Bobek is only 31, and it breaks my heart that someone so young with so much going for them becomes seduced by drugs. I hope that she doesn't see herself as a has-been, but a smart, funny, intelligent girl that made some bad choices. I hope that her mom continues to stand by her, to help her daughter make some better choices, so she can get clean, take accountability at the charges in front of her, so she can have another chance at the fairytale ending that she--and everyone else--deserves.

1 comment:

  1. Strikes me as a cautionary tale on the dangers of thinking that talent trumps duty. There's been this idea around perennially (though it's sometimes associated with Nitzsche) that the presence of superlative craftmanship somehow exempts one from the obligations of ethical behavior. And I think a certain type of narcissistic personality becomes intoxicated by the celebrity and insulation that their talent affords, and from there it's a short slide to self-destructive behavior when the illusions of stardom fail to materialize. And, sadly, I think given the cult of celebrity to which this country aspires (witness the circus around the Michael Jackson death), this is now an all-too-common (even mundane) story.

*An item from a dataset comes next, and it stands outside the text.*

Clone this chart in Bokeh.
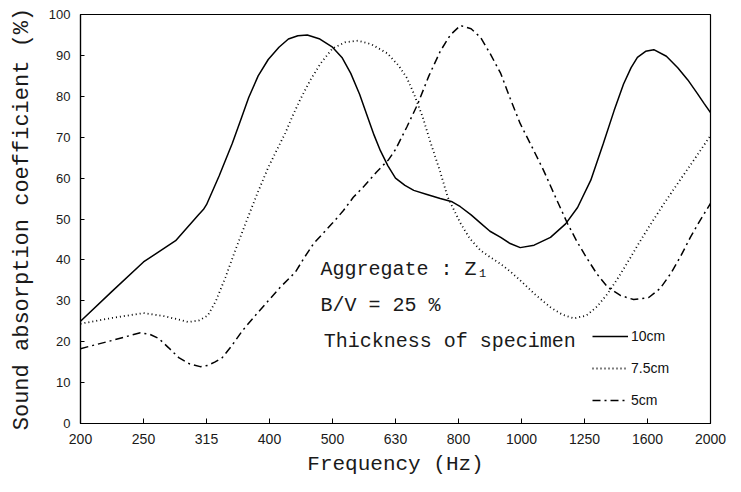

    Nor does this situation reflect too well on us, the viewers and consumers (and enablers)of these trainwrecks. There must have been warning signs along the way. But, the demand for ever-greater narratives of heroism, and the lure of the story of the fall, proves too great a temptation for the average American TV viewer (whose emotional age and ethical IQ is equivalent to an 8- or 9-year-old.)

    Seems a sad state of affairs. Hopefully, Ms. Bobeck, at least, will recover.